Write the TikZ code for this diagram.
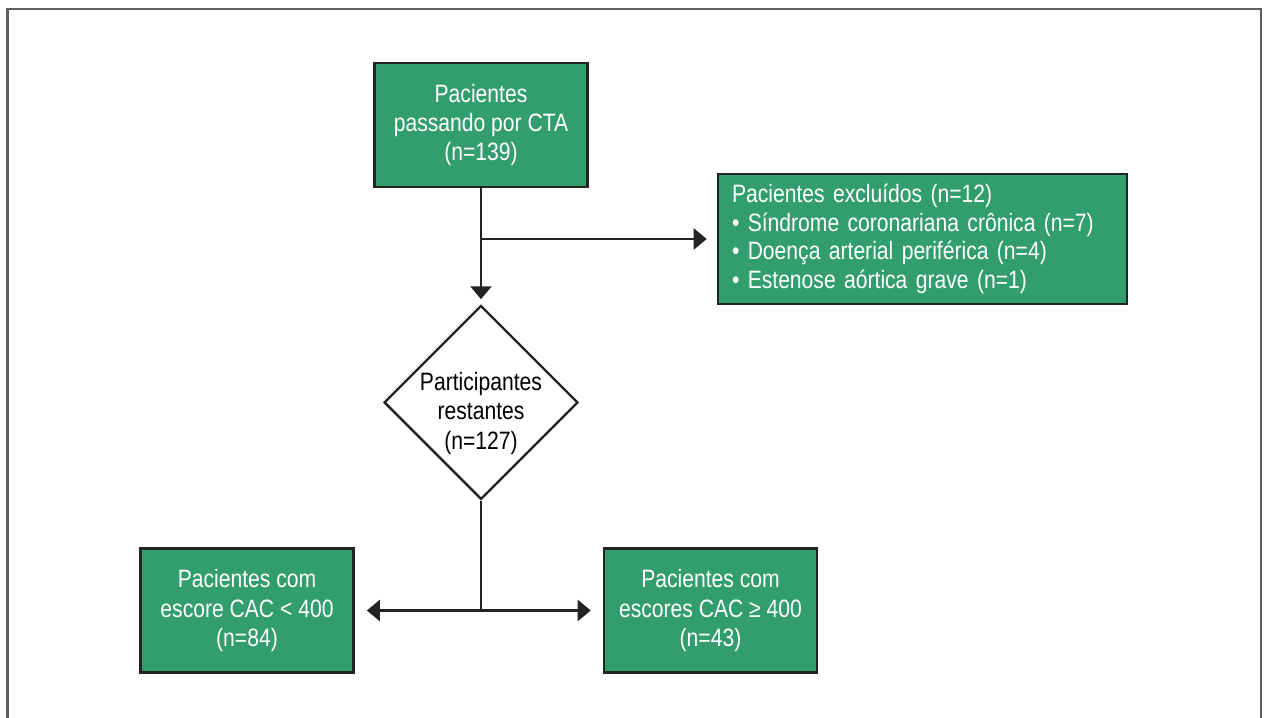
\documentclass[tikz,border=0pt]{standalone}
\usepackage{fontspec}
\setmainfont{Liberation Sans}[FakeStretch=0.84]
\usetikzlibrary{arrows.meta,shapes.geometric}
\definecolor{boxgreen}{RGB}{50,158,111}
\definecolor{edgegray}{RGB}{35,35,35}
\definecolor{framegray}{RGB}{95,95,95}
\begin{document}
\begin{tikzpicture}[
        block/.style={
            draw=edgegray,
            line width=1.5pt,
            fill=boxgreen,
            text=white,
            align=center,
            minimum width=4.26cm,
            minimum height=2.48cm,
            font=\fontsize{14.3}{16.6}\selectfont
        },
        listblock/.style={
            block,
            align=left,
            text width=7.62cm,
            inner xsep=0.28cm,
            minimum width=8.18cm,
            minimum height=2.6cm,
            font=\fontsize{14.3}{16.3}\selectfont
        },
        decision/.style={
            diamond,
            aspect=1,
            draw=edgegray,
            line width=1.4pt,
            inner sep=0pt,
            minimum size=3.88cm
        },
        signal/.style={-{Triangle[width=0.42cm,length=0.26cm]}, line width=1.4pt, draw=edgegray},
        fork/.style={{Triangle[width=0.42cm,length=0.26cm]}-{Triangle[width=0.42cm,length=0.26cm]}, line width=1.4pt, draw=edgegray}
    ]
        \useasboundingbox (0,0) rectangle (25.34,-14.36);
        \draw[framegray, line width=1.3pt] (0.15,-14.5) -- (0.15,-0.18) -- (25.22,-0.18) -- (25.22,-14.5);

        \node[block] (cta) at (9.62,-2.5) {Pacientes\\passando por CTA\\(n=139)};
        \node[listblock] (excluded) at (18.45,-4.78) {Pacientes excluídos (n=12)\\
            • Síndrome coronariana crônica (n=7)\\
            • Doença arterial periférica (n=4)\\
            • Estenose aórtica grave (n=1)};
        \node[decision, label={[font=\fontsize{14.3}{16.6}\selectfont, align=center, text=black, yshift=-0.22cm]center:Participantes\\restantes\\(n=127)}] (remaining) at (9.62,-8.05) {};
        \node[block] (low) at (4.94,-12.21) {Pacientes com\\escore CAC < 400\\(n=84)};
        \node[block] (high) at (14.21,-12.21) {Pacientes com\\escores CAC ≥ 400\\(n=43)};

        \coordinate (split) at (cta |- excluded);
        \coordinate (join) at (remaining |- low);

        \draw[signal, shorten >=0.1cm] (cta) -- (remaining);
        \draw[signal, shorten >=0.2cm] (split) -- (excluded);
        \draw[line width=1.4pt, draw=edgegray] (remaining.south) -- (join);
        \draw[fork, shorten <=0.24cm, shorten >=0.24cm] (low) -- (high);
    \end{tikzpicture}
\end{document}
+++
* _Goal of the exercise_: Restate, line by line and word for word, everything from the top of the material through the line that contains "(high) at (14.21,-12.21)". Leave pictures out.

* _Result for this exercise_:
Write the TikZ code for this diagram.
\documentclass[tikz,border=0pt]{standalone}
\usepackage{fontspec}
\setmainfont{Liberation Sans}[FakeStretch=0.84]
\usetikzlibrary{arrows.meta,shapes.geometric}
\definecolor{boxgreen}{RGB}{50,158,111}
\definecolor{edgegray}{RGB}{35,35,35}
\definecolor{framegray}{RGB}{95,95,95}
\begin{document}
\begin{tikzpicture}[
        block/.style={
            draw=edgegray,
            line width=1.5pt,
            fill=boxgreen,
            text=white,
            align=center,
            minimum width=4.26cm,
            minimum height=2.48cm,
            font=\fontsize{14.3}{16.6}\selectfont
        },
        listblock/.style={
            block,
            align=left,
            text width=7.62cm,
            inner xsep=0.28cm,
            minimum width=8.18cm,
            minimum height=2.6cm,
            font=\fontsize{14.3}{16.3}\selectfont
        },
        decision/.style={
            diamond,
            aspect=1,
            draw=edgegray,
            line width=1.4pt,
            inner sep=0pt,
            minimum size=3.88cm
        },
        signal/.style={-{Triangle[width=0.42cm,length=0.26cm]}, line width=1.4pt, draw=edgegray},
        fork/.style={{Triangle[width=0.42cm,length=0.26cm]}-{Triangle[width=0.42cm,length=0.26cm]}, line width=1.4pt, draw=edgegray}
    ]
        \useasboundingbox (0,0) rectangle (25.34,-14.36);
        \draw[framegray, line width=1.3pt] (0.15,-14.5) -- (0.15,-0.18) -- (25.22,-0.18) -- (25.22,-14.5);

        \node[block] (cta) at (9.62,-2.5) {Pacientes\\passando por CTA\\(n=139)};
        \node[listblock] (excluded) at (18.45,-4.78) {Pacientes excluídos (n=12)\\
            • Síndrome coronariana crônica (n=7)\\
            • Doença arterial periférica (n=4)\\
            • Estenose aórtica grave (n=1)};
        \node[decision, label={[font=\fontsize{14.3}{16.6}\selectfont, align=center, text=black, yshift=-0.22cm]center:Participantes\\restantes\\(n=127)}] (remaining) at (9.62,-8.05) {};
        \node[block] (low) at (4.94,-12.21) {Pacientes com\\escore CAC < 400\\(n=84)};
        \node[block] (high) at (14.21,-12.21) {Pacientes com\\escores CAC ≥ 400\\(n=43)};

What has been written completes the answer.